SOURCE DATA —
#####
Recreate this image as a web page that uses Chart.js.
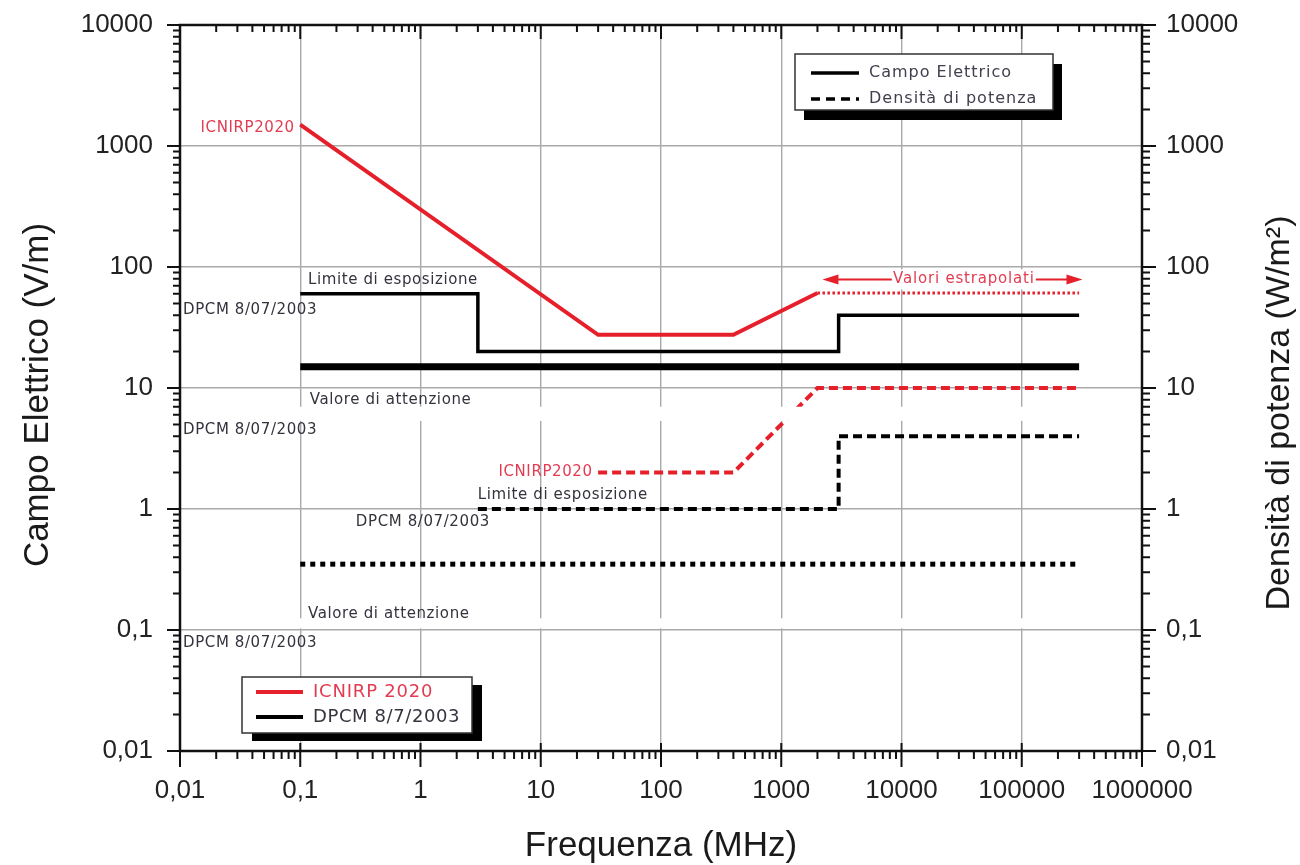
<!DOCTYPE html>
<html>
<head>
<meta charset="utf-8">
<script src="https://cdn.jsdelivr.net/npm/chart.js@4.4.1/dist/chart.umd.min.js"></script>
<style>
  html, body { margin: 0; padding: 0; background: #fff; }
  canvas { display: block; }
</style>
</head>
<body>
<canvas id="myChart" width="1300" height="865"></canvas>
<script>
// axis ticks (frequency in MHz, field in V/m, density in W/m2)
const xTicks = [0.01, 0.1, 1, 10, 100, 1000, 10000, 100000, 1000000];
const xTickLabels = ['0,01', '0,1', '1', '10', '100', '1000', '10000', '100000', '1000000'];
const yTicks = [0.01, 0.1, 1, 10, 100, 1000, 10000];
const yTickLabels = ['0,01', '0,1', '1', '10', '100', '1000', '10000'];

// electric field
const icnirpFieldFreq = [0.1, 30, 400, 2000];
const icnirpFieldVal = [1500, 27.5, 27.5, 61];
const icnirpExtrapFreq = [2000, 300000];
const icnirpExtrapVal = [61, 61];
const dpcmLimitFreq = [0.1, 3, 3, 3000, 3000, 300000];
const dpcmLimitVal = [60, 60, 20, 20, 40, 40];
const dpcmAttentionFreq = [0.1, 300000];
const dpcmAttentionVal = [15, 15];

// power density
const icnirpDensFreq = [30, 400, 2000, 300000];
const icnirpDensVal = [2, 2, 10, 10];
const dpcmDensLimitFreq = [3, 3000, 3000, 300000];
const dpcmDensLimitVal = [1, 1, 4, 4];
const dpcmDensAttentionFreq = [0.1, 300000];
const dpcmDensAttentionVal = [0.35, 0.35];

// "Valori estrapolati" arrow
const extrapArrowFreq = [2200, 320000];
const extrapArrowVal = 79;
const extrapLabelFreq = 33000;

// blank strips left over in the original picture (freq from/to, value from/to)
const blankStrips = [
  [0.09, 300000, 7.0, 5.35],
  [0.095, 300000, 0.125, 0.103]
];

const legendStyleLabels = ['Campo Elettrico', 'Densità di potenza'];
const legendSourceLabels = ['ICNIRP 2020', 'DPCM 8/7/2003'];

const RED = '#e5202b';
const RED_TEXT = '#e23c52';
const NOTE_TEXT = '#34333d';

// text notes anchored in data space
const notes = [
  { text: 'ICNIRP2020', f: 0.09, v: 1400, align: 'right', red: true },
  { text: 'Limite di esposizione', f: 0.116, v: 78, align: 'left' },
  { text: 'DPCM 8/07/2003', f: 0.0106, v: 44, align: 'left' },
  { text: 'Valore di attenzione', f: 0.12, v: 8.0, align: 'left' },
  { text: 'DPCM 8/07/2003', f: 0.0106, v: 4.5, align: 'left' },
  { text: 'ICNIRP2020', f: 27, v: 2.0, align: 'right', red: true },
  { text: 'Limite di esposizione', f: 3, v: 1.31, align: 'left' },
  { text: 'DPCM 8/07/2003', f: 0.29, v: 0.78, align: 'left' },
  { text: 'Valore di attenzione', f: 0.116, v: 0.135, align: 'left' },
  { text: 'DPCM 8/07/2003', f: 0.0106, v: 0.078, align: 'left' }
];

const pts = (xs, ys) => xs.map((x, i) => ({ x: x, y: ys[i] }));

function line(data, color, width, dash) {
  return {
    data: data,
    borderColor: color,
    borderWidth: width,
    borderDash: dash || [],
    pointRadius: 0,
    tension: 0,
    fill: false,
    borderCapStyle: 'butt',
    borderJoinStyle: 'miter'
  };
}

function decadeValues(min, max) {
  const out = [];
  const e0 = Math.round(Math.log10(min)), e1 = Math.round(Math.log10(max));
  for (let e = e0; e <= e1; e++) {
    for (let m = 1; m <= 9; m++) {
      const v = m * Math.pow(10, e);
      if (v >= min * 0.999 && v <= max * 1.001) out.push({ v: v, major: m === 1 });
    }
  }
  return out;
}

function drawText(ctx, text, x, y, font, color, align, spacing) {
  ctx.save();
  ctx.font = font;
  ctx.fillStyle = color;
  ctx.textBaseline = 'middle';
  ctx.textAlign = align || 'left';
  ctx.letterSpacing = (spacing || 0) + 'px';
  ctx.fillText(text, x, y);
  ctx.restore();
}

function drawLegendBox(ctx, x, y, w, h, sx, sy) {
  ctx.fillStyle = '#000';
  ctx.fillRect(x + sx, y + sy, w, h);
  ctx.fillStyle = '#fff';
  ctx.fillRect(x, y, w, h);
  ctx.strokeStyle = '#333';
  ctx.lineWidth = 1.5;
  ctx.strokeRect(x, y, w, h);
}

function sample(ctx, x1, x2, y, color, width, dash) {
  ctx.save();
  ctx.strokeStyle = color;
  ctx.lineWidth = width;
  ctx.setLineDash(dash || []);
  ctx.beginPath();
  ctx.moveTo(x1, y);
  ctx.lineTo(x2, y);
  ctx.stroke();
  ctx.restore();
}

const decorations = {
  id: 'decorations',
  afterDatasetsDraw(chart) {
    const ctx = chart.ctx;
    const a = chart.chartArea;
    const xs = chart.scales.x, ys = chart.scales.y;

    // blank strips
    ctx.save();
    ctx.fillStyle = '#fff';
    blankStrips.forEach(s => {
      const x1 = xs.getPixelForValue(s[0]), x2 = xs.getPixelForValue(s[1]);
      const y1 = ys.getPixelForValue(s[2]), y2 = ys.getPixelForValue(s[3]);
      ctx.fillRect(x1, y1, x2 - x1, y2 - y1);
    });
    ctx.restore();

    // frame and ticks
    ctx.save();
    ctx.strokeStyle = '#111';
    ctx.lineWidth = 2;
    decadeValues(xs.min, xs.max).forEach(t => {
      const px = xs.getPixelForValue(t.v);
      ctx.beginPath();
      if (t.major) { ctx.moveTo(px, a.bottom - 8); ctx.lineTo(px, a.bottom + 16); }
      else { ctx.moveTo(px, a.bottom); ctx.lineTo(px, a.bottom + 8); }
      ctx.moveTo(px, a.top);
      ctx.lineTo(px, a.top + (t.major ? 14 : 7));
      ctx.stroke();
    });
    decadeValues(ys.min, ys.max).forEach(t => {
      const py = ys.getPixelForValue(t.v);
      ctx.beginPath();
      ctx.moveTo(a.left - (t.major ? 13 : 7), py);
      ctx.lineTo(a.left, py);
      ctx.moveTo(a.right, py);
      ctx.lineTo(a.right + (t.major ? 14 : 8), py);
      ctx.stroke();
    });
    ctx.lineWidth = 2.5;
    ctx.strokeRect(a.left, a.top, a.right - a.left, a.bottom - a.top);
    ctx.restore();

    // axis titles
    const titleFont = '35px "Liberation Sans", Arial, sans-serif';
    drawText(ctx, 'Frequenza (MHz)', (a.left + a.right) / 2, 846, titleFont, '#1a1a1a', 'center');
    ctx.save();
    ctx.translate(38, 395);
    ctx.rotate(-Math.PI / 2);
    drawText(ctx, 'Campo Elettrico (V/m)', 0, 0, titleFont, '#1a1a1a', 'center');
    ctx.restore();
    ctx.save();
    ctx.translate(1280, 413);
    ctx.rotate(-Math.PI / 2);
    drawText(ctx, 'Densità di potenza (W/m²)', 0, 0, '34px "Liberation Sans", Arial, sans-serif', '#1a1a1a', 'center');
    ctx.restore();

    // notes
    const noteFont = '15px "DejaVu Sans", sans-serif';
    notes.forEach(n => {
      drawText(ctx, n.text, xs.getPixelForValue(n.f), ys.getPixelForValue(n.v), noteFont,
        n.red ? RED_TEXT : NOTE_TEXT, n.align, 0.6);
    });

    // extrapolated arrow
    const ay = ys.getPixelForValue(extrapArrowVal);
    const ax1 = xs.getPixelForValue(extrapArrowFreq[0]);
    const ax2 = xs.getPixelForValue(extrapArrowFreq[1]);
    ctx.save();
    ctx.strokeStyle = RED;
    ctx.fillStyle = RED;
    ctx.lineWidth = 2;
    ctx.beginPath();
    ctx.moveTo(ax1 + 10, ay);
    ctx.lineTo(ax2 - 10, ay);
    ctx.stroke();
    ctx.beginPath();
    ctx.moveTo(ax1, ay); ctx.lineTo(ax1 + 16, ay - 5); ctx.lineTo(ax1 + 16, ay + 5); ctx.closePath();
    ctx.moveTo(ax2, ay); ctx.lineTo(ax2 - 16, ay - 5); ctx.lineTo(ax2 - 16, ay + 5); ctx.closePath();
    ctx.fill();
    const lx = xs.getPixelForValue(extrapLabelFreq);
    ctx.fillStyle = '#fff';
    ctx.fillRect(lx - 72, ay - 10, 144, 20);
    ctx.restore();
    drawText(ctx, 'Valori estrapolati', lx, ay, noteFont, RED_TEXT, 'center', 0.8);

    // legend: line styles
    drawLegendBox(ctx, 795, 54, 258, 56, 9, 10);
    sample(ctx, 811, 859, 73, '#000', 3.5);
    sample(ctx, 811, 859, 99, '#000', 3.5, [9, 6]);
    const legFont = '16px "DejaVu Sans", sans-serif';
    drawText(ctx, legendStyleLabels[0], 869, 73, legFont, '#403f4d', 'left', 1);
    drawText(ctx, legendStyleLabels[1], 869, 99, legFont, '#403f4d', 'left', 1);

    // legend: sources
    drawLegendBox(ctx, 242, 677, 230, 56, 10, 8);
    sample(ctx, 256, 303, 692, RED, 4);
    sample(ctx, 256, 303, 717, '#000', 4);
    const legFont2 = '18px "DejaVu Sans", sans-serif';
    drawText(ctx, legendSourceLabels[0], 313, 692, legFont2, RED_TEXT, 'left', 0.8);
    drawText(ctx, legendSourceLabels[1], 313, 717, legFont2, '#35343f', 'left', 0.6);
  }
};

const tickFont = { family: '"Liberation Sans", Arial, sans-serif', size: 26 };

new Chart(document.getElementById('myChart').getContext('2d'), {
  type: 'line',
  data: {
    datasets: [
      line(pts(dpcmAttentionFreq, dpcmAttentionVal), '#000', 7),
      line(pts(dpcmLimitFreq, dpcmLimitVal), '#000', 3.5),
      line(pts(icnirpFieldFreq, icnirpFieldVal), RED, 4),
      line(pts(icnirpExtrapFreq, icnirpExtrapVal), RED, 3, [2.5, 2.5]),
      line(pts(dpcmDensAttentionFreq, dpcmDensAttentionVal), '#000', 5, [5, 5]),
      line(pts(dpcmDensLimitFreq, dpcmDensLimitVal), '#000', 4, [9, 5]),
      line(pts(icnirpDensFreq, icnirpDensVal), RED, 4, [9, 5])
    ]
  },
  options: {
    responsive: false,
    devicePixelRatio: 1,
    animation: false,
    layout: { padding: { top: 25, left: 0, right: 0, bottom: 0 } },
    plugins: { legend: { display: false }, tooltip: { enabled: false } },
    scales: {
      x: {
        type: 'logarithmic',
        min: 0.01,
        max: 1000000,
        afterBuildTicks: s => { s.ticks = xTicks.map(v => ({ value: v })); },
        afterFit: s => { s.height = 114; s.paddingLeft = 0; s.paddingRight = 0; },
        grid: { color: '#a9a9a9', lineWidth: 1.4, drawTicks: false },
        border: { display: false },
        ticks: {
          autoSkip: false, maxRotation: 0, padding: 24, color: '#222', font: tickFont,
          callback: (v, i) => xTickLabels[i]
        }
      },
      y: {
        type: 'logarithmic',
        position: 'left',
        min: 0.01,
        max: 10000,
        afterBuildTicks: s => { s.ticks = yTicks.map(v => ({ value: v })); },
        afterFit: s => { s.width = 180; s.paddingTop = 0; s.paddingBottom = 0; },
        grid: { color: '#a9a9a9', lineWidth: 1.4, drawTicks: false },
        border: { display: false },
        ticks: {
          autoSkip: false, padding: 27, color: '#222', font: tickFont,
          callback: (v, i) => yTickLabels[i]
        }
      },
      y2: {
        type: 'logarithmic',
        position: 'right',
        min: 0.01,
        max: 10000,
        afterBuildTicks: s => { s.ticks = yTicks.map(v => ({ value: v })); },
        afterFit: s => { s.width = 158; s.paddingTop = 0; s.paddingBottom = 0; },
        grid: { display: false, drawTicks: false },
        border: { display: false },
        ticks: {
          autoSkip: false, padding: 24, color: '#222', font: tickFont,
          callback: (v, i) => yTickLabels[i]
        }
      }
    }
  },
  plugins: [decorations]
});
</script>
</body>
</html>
#####
WORK REQUIRED — Only the lines from the start of the material through the line containing "['0,01', '0,1', '1', '10', '100', '1000', '10000'];" should be transcribed. Pictures stay out.

THE REPLY —
Recreate this image as a web page that uses Chart.js.
<!DOCTYPE html>
<html>
<head>
<meta charset="utf-8">
<script src="https://cdn.jsdelivr.net/npm/chart.js@4.4.1/dist/chart.umd.min.js"></script>
<style>
  html, body { margin: 0; padding: 0; background: #fff; }
  canvas { display: block; }
</style>
</head>
<body>
<canvas id="myChart" width="1300" height="865"></canvas>
<script>
// axis ticks (frequency in MHz, field in V/m, density in W/m2)
const xTicks = [0.01, 0.1, 1, 10, 100, 1000, 10000, 100000, 1000000];
const xTickLabels = ['0,01', '0,1', '1', '10', '100', '1000', '10000', '100000', '1000000'];
const yTicks = [0.01, 0.1, 1, 10, 100, 1000, 10000];
const yTickLabels = ['0,01', '0,1', '1', '10', '100', '1000', '10000'];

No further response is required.